Chiesa ortodossa: nuova eparchia nel Caucaso russo, a maggioranza musulmano
di Nina Achmatova
Il Santo Sinodo ha istituito la nuova diocesi di Makhachkala e Grozny che comprende le repubbliche di Daghestan, Inguscezia e Cecenia, teatro ancora di attentati e degli scontri tra forze federali e gruppi fondamentalisti. Analisti: così il Patriarca vuole rimodellare la struttura della Chiesa sulla base delle sfide sociali e politiche della Federazione.

Mosca (AsiaNews/Agenzie) - La Chiesa russo-ortodossa ha deciso di formare una nuova eparchia (diocesi) che si occuperà dei cristiani in una delle zone più delicate della Federazione, le repubbliche caucasiche a maggioranza islamica di Daghestan, Inguscezia e Cecenia. Lo ha deciso il Santo Sinodo a fine dicembre, mediante Vladimir Legoida, portavoce del Patriarcato di Mosca. La sede della nuova diocesi sarà a Makhachkala, capoluogo della repubblica del Daghestan - teatro di attentati e scontri tra forze federali e gruppi fondamentalisti islamici. A guidarla è stato nominato l'abate Varlaam, del monastero della Trasfigurazione di Murom, nella diocesi di Vladimir, non lontano da Mosca. Varlaam sarà il promo "arcivescovo di Makhachkala e Grozny". Finora le tre repubbliche del Caucaso settentrionale ricadevano sotto la giurisdizione dell'eparchia di Vladikavkaz, Ossezia del nord.

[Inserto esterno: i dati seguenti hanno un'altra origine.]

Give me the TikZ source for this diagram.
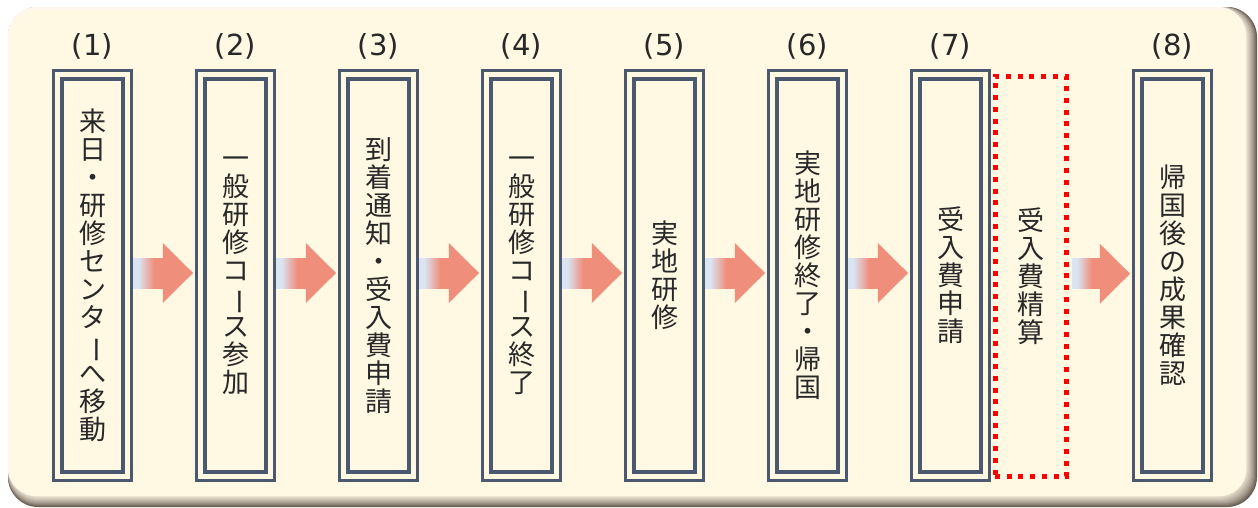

Secondo gli analisti si tratta di una grande sfida per la Chiesa russo-ortodossa. Inguscezia e Daghestan sono al centro di una violenta rivolta messa in atto da gruppi di estremisti islamici nella regione. Dopo anni di guerra, invece, la Cecenia è apparentemente pacificata ma sporadici attentati avvengono ancora e i problemi della disuguaglianza sociale e del fondamentalismo religioso non sono affatto risolti.

Roman Lunkin, analista dello European Center of the Academy of Sciences, al The Moscow Times fa notare che la decisione del Santo Sinodo rientra nella politica del Patriarca Kirill di rimodellare l'assetto della Chiesa sulla base delle sfide sociali e politiche nel Paese. Portare un vescovo nel cuore di un territorio tradizionalmente musulmano - sostiene l'analista - rappresenta non solo una grande sfida, ma anche un grande rischio per la Chiesa russa, che "ora potrebbe cadere facile vittima di accuse di proselitismo".